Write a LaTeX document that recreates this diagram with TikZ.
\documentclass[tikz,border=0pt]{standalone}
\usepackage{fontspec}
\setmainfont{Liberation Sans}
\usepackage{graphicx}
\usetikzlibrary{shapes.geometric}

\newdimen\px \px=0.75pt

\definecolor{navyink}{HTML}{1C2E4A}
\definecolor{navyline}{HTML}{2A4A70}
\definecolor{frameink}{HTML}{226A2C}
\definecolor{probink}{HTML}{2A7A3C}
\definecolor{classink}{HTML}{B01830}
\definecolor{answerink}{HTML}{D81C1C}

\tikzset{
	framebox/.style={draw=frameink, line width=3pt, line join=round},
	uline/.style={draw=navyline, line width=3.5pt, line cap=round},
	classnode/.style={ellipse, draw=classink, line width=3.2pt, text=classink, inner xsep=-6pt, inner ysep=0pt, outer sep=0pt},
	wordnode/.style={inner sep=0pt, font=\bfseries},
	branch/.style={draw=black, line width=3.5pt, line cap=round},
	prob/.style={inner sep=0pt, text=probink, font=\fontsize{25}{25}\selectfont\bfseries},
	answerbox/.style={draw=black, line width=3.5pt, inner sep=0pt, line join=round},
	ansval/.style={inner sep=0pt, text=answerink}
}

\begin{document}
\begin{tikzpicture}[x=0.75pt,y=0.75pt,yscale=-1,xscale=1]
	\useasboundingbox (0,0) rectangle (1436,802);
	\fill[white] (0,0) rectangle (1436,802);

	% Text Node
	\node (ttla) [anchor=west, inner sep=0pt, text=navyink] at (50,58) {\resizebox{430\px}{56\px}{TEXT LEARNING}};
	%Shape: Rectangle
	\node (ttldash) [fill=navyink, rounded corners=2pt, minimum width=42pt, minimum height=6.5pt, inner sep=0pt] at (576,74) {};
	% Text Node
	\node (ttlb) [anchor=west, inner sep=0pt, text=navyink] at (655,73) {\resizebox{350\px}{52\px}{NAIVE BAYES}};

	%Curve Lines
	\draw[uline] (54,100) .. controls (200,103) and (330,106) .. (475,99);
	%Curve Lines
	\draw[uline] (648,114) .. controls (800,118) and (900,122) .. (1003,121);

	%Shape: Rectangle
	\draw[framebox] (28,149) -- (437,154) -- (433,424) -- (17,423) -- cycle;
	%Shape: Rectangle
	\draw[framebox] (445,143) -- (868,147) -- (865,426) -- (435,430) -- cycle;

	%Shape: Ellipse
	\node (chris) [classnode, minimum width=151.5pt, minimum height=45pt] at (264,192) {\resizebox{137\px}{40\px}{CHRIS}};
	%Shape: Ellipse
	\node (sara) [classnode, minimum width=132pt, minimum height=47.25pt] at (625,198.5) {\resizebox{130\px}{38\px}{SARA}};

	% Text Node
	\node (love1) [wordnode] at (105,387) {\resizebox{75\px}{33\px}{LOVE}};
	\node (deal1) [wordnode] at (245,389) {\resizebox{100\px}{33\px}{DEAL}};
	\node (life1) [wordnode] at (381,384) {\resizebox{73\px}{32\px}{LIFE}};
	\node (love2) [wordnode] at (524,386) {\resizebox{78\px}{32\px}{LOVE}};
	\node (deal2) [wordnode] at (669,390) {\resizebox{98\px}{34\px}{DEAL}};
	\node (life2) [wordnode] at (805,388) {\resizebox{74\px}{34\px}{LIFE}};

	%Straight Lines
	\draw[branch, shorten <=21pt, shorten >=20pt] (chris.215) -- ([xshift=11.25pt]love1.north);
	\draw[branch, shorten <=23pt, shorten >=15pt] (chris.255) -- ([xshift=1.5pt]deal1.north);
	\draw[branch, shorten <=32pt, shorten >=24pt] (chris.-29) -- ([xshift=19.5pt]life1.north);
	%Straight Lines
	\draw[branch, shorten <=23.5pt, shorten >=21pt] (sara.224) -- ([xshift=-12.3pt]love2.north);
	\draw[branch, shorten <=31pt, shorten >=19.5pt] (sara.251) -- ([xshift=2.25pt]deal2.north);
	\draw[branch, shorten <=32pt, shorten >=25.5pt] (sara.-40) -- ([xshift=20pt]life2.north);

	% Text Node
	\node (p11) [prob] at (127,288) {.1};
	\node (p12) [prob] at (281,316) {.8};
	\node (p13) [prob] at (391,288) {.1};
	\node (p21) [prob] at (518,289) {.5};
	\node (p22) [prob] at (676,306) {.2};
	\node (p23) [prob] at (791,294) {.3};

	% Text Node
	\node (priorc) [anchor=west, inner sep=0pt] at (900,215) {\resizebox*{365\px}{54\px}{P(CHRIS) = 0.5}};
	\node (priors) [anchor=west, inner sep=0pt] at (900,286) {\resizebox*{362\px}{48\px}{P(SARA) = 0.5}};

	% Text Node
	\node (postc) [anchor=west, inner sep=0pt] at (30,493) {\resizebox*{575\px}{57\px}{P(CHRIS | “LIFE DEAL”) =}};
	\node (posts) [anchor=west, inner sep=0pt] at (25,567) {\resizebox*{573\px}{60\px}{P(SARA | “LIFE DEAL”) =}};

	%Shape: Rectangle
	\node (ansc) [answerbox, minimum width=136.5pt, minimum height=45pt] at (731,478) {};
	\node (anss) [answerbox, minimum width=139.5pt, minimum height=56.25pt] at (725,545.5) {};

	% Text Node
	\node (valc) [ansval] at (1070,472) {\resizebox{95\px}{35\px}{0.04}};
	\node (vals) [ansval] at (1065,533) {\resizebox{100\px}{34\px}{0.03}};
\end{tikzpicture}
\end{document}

- To be done -
Please reproduce the entire listing, exactly as shown.

- Solution to this problem -
Write a LaTeX document that recreates this diagram with TikZ.
\documentclass[tikz,border=0pt]{standalone}
\usepackage{fontspec}
\setmainfont{Liberation Sans}
\usepackage{graphicx}
\usetikzlibrary{shapes.geometric}

\newdimen\px \px=0.75pt

\definecolor{navyink}{HTML}{1C2E4A}
\definecolor{navyline}{HTML}{2A4A70}
\definecolor{frameink}{HTML}{226A2C}
\definecolor{probink}{HTML}{2A7A3C}
\definecolor{classink}{HTML}{B01830}
\definecolor{answerink}{HTML}{D81C1C}

\tikzset{
	framebox/.style={draw=frameink, line width=3pt, line join=round},
	uline/.style={draw=navyline, line width=3.5pt, line cap=round},
	classnode/.style={ellipse, draw=classink, line width=3.2pt, text=classink, inner xsep=-6pt, inner ysep=0pt, outer sep=0pt},
	wordnode/.style={inner sep=0pt, font=\bfseries},
	branch/.style={draw=black, line width=3.5pt, line cap=round},
	prob/.style={inner sep=0pt, text=probink, font=\fontsize{25}{25}\selectfont\bfseries},
	answerbox/.style={draw=black, line width=3.5pt, inner sep=0pt, line join=round},
	ansval/.style={inner sep=0pt, text=answerink}
}

\begin{document}
\begin{tikzpicture}[x=0.75pt,y=0.75pt,yscale=-1,xscale=1]
	\useasboundingbox (0,0) rectangle (1436,802);
	\fill[white] (0,0) rectangle (1436,802);

	% Text Node
	\node (ttla) [anchor=west, inner sep=0pt, text=navyink] at (50,58) {\resizebox{430\px}{56\px}{TEXT LEARNING}};
	%Shape: Rectangle
	\node (ttldash) [fill=navyink, rounded corners=2pt, minimum width=42pt, minimum height=6.5pt, inner sep=0pt] at (576,74) {};
	% Text Node
	\node (ttlb) [anchor=west, inner sep=0pt, text=navyink] at (655,73) {\resizebox{350\px}{52\px}{NAIVE BAYES}};

	%Curve Lines
	\draw[uline] (54,100) .. controls (200,103) and (330,106) .. (475,99);
	%Curve Lines
	\draw[uline] (648,114) .. controls (800,118) and (900,122) .. (1003,121);

	%Shape: Rectangle
	\draw[framebox] (28,149) -- (437,154) -- (433,424) -- (17,423) -- cycle;
	%Shape: Rectangle
	\draw[framebox] (445,143) -- (868,147) -- (865,426) -- (435,430) -- cycle;

	%Shape: Ellipse
	\node (chris) [classnode, minimum width=151.5pt, minimum height=45pt] at (264,192) {\resizebox{137\px}{40\px}{CHRIS}};
	%Shape: Ellipse
	\node (sara) [classnode, minimum width=132pt, minimum height=47.25pt] at (625,198.5) {\resizebox{130\px}{38\px}{SARA}};

	% Text Node
	\node (love1) [wordnode] at (105,387) {\resizebox{75\px}{33\px}{LOVE}};
	\node (deal1) [wordnode] at (245,389) {\resizebox{100\px}{33\px}{DEAL}};
	\node (life1) [wordnode] at (381,384) {\resizebox{73\px}{32\px}{LIFE}};
	\node (love2) [wordnode] at (524,386) {\resizebox{78\px}{32\px}{LOVE}};
	\node (deal2) [wordnode] at (669,390) {\resizebox{98\px}{34\px}{DEAL}};
	\node (life2) [wordnode] at (805,388) {\resizebox{74\px}{34\px}{LIFE}};

	%Straight Lines
	\draw[branch, shorten <=21pt, shorten >=20pt] (chris.215) -- ([xshift=11.25pt]love1.north);
	\draw[branch, shorten <=23pt, shorten >=15pt] (chris.255) -- ([xshift=1.5pt]deal1.north);
	\draw[branch, shorten <=32pt, shorten >=24pt] (chris.-29) -- ([xshift=19.5pt]life1.north);
	%Straight Lines
	\draw[branch, shorten <=23.5pt, shorten >=21pt] (sara.224) -- ([xshift=-12.3pt]love2.north);
	\draw[branch, shorten <=31pt, shorten >=19.5pt] (sara.251) -- ([xshift=2.25pt]deal2.north);
	\draw[branch, shorten <=32pt, shorten >=25.5pt] (sara.-40) -- ([xshift=20pt]life2.north);

	% Text Node
	\node (p11) [prob] at (127,288) {.1};
	\node (p12) [prob] at (281,316) {.8};
	\node (p13) [prob] at (391,288) {.1};
	\node (p21) [prob] at (518,289) {.5};
	\node (p22) [prob] at (676,306) {.2};
	\node (p23) [prob] at (791,294) {.3};

	% Text Node
	\node (priorc) [anchor=west, inner sep=0pt] at (900,215) {\resizebox*{365\px}{54\px}{P(CHRIS) = 0.5}};
	\node (priors) [anchor=west, inner sep=0pt] at (900,286) {\resizebox*{362\px}{48\px}{P(SARA) = 0.5}};

	% Text Node
	\node (postc) [anchor=west, inner sep=0pt] at (30,493) {\resizebox*{575\px}{57\px}{P(CHRIS | “LIFE DEAL”) =}};
	\node (posts) [anchor=west, inner sep=0pt] at (25,567) {\resizebox*{573\px}{60\px}{P(SARA | “LIFE DEAL”) =}};

	%Shape: Rectangle
	\node (ansc) [answerbox, minimum width=136.5pt, minimum height=45pt] at (731,478) {};
	\node (anss) [answerbox, minimum width=139.5pt, minimum height=56.25pt] at (725,545.5) {};

	% Text Node
	\node (valc) [ansval] at (1070,472) {\resizebox{95\px}{35\px}{0.04}};
	\node (vals) [ansval] at (1065,533) {\resizebox{100\px}{34\px}{0.03}};
\end{tikzpicture}
\end{document}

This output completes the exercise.